ANALYSES

Que signifie la disposition prise par les autorités égyptiennes de dissoudre l’Assemblée constituante ? Peut-on parler d’un coup d’État larvé ?

Interview
18 juin 2012
Le point de vue de Didier Billion
Il faut tout d’abord remettre cette décision dans son contexte : l’Égypte est toujours, et probablement encore pour de nombreuses semaines, dans un processus révolutionnaire. Il n’y a en effet pas eu à proprement parler de révolution en Égypte. Pour preuve, le Conseil suprême des forces armées détient encore l’essentiel des décisions. Mais nous sommes dans un processus révolutionnaire du fait que, depuis des mois, il y a une incapacité des responsables politiques égyptiens à stabiliser la situation : ainsi, la dissolution, le 10 avril, par un tribunal administratif de la commission chargée de rédiger la nouvelle constitution ; ainsi, la préparation des élections présidentielles où un certain nombre de candidats ont été invalidés au dernier moment et n’ont pas pu se présenter. Lors du premier tour, ceux dont tous les sondages considéraient qu’ils ne pourraient pas atteindre le deuxième tour y sont finalement parvenus. Le cadre est en outre assez paradoxal aujourd’hui : il y a des élections présidentielles mais en l’absence de Constitution, on ne connait même pas les prérogatives du futur président. Ces quelques exemples indiquent suffisamment qu’il y a une sorte de bouillonnement politique et une incapacité à stabiliser les rapports de forces.

Ensuite, une sorte de bras de fer est en train de se nouer entre l’institution militaire et les Frères musulmans au travers des deux candidats du deuxième tour. A ce jour personne ne peut savoir comment cette crise, cet affrontement, va se dénouer.


Enfin, la dissolution de l’Assemblée législative la semaine dernière nous montre, une nouvelle fois, que la situation n’est pas stabilisée. Cette décision est très lourde de conséquence car les élections législatives s’étaient déroulées de façon tout à fait acceptable du point de vue de l’exercice des droits démocratiques.


C’est probablement une sorte de coup d’État larvé. Les conditions de l’élection de cette chambre n’étaient pas parfaites mais tout le monde les avaient acceptées, ainsi que le résultat proclamé. Comment se fait-il que, quelques mois plus tard, une décision de dissolution, entre les deux tours des présidentielles de surcroît, soit prononcée ?

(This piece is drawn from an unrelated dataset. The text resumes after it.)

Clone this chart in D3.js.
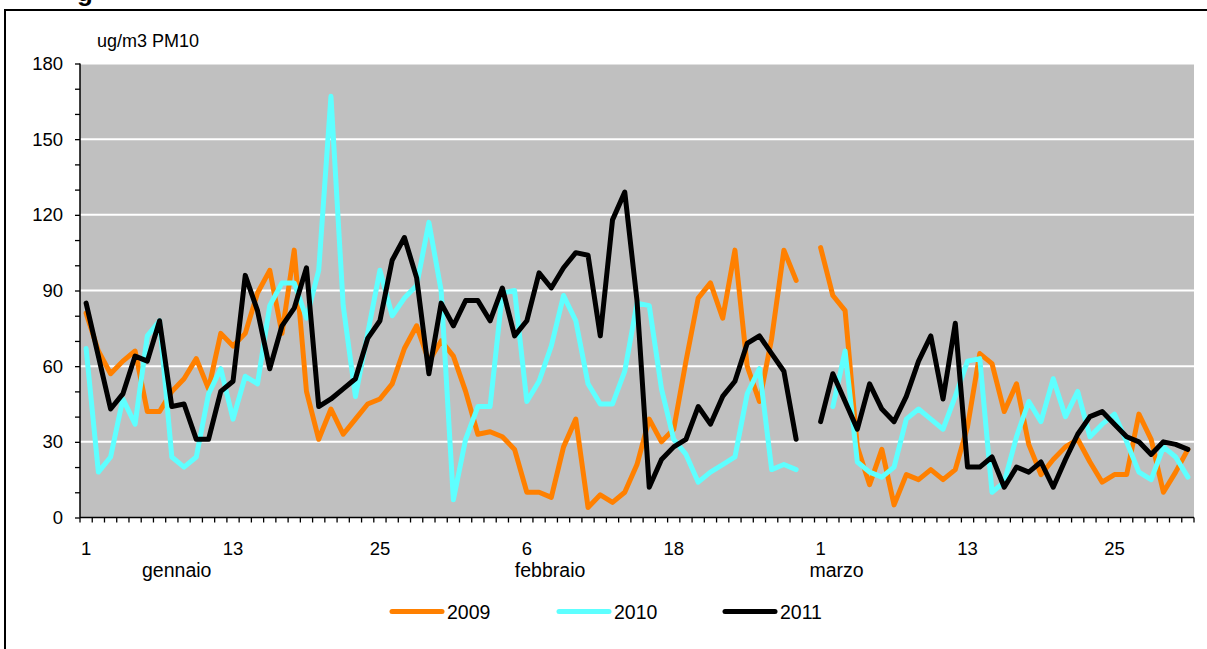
<!DOCTYPE html>
<html>
<head>
<meta charset="utf-8">
<script src="https://cdn.jsdelivr.net/npm/d3@7"></script>
<style>
  html, body { margin: 0; padding: 0; background: #fff; }
  svg { display: block; font-family: "Liberation Sans", Arial, sans-serif; }
</style>
</head>
<body>
<svg id="chart" width="1207" height="649"></svg>
<script>
// giorni: gennaio 1-31, febbraio 1-29, marzo 1-31
const months = ['gennaio', 'febbraio', 'marzo']
const monthDays = [31, 29, 31]
const years = ['2009', '2010', '2011']
const colors = ['#ff8000', '#5effff', '#000000']
const yTicks = [0, 30, 60, 90, 120, 150, 180]

const pm2009 = [
  81, 66, 57, 62, 66, 42, 42, 50, 55, 63, 51, 73, 68, 73, 89, 98, 73, 106, 50, 31, 43, 33, 39, 45, 47, 53, 67, 76, 62, 70, 64,
  50, 33, 34, 32, 27, 10, 10, 8, 28, 39, 4, 9, 6, 10, 21, 39, 30, 35, 62, 87, 93, 79, 106, 60, 46, 71, 106, 94, null,
  107, 88, 82, 28, 13, 27, 5, 17, 15, 19, 15, 19, 36, 65, 61, 42, 53, 29, 17, 23, 28, 31, 22, 14, 17, 17, 41, 31, 10, 18, 27
]
const pm2010 = [
  67, 18, 24, 47, 37, 72, 78, 24, 20, 24, 49, 59, 39, 56, 53, 84, 93, 93, 79, 98, 167, 84, 48, 73, 98, 80, 87, 92, 117, 90, 7,
  31, 44, 44, 89, 90, 46, 54, 68, 88, 78, 53, 45, 45, 58, 85, 84, 51, 31, 25, 14, 18, 21, 24, 49, 59, 19, 21, 19, null,
  null, 44, 66, 22, 18, 16, 20, 39, 43, 39, 35, 48, 62, 63, 10, 14, 32, 46, 38, 55, 40, 50, 32, 37, 41, 30, 18, 15, 28, 24, 16
]
const pm2011 = [
  85, 64, 43, 49, 64, 62, 78, 44, 45, 31, 31, 50, 54, 96, 82, 59, 76, 83, 99, 44, 47, 51, 55, 71, 78, 102, 111, 95, 57, 85, 76,
  86, 86, 78, 91, 72, 78, 97, 91, 99, 105, 104, 72, 118, 129, 86, 12, 23, 28, 31, 44, 37, 48, 54, 69, 72, 65, 58, 31, null,
  38, 57, 46, 35, 53, 43, 38, 48, 62, 72, 47, 77, 20, 20, 24, 12, 20, 18, 22, 12, 23, 33, 40, 42, 37, 32, 30, 25, 30, 29, 27
]
const series = [pm2009, pm2010, pm2011]

// categorie "giorno-mese"
const days = []
months.forEach((m, mi) => {
  for (let d = 1; d <= monthDays[mi]; d++) days.push({ key: m + '-' + d, day: d, month: mi })
})

const W = 1207
const H = 649
const plot = { left: 80, right: 1194, top: 63.5, bottom: 517.5 }

const svg = d3.select('#chart')

const x = d3.scaleBand()
  .domain(days.map((d) => d.key))
  .range([plot.left, plot.right])
  .padding(0)

const y = d3.scaleLinear()
  .domain([0, 180])
  .range([plot.bottom, plot.top])

// cornice e titolo tagliato
svg.append('text')
  .attr('x', 77)
  .attr('y', 1)
  .attr('font-size', 26)
  .attr('font-weight', 'bold')
  .text('g')

svg.append('rect')
  .attr('x', 5)
  .attr('y', 10)
  .attr('width', W + 10)
  .attr('height', H + 10)
  .attr('fill', 'none')
  .attr('stroke', '#000')
  .attr('stroke-width', 2)

// area del grafico
svg.append('rect')
  .attr('x', plot.left)
  .attr('y', plot.top)
  .attr('width', plot.right - plot.left)
  .attr('height', plot.bottom - plot.top)
  .attr('fill', '#c0c0c0')

svg.append('g')
  .selectAll('line')
  .data(yTicks.filter((t) => t > 0))
  .join('line')
  .attr('x1', plot.left)
  .attr('x2', plot.right)
  .attr('y1', (d) => y(d))
  .attr('y2', (d) => y(d))
  .attr('stroke', '#fff')
  .attr('stroke-width', 2)

// asse y
const yAxis = d3.axisLeft(y)
  .tickValues(d3.range(0, 181, 10))
  .tickSize(5)
  .tickFormat((d) => (yTicks.includes(d) ? d : ''))
  .tickPadding(12)

const gy = svg.append('g')
  .attr('transform', `translate(${plot.left},0)`)
  .call(yAxis)
gy.select('.domain').remove()
gy.selectAll('.tick line').attr('stroke', '#000').attr('stroke-width', 1.3)
gy.selectAll('.tick text')
  .attr('font-size', 18.5)
  .attr('font-family', '"Liberation Sans", Arial, sans-serif')
  .attr('fill', '#000')

// asse x: tacche su ogni giorno, etichette ogni 12 giorni
const gx = svg.append('g')
gx.selectAll('line')
  .data(d3.range(days.length + 1))
  .join('line')
  .attr('x1', (i) => plot.left + i * x.bandwidth())
  .attr('x2', (i) => plot.left + i * x.bandwidth())
  .attr('y1', plot.bottom)
  .attr('y2', plot.bottom + 5)
  .attr('stroke', '#000')
  .attr('stroke-width', 1.3)

gx.selectAll('text')
  .data(days.filter((d, i) => i % 12 === 0))
  .join('text')
  .attr('x', (d) => x(d.key) + x.bandwidth() / 2)
  .attr('y', 555)
  .attr('text-anchor', 'middle')
  .attr('font-size', 18.5)
  .text((d) => d.day)

// etichette dei mesi (posizione in giorni dall'inizio dell'asse)
const monthAt = [7.9, 38.4, 61.8]
svg.append('g')
  .selectAll('text')
  .data(months)
  .join('text')
  .attr('x', (d, i) => plot.left + monthAt[i] * x.bandwidth())
  .attr('y', 577)
  .attr('text-anchor', 'middle')
  .attr('font-size', 19.5)
  .text((d) => d)

svg.append('line')
  .attr('x1', plot.left)
  .attr('x2', plot.left)
  .attr('y1', plot.top)
  .attr('y2', plot.bottom)
  .attr('stroke', '#000')
  .attr('stroke-width', 1.5)

svg.append('line')
  .attr('x1', plot.left)
  .attr('x2', plot.right)
  .attr('y1', plot.bottom)
  .attr('y2', plot.bottom)
  .attr('stroke', '#000')
  .attr('stroke-width', 1.5)

svg.append('text')
  .attr('x', 97)
  .attr('y', 47)
  .attr('font-size', 18)
  .text('ug/m3 PM10')

// serie
const line = d3.line()
  .defined((d) => d != null)
  .x((d, i) => x(days[i].key) + x.bandwidth() / 2)
  .y((d) => y(d))

svg.append('g')
  .selectAll('path')
  .data(series)
  .join('path')
  .attr('d', line)
  .attr('fill', 'none')
  .attr('stroke', (d, i) => colors[i])
  .attr('stroke-width', 5)
  .attr('stroke-linejoin', 'round')
  .attr('stroke-linecap', 'round')

// legenda
const legendX = [390, 557, 723]
const legend = svg.append('g')
  .selectAll('g')
  .data(years)
  .join('g')
  .attr('transform', (d, i) => `translate(${legendX[i]},611.5)`)

legend.append('line')
  .attr('x1', 2)
  .attr('x2', 52)
  .attr('stroke', (d, i) => colors[i])
  .attr('stroke-width', 5)
  .attr('stroke-linecap', 'round')

legend.append('text')
  .attr('x', 57)
  .attr('y', 7)
  .attr('font-size', 19.5)
  .text((d) => d)
</script>
</body>
</html>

Le moment choisi avive évidemment toutes les tensions politiques, ce qui est très dangereux. On sait par ailleurs que l’armée s’est déployée dans un certain nombre de points stratégiques autour des bâtiments officiels depuis quelques jours, tout cela ne va donc pas dans le bon sens. Ce bras de fer triangulaire engagé entre les Frères musulmans, les forces démocratiques (certes très minoritaires) et l’armée, n’est pas porteur d’un grand optimisme pour les jours ou les semaines à venir en Égypte.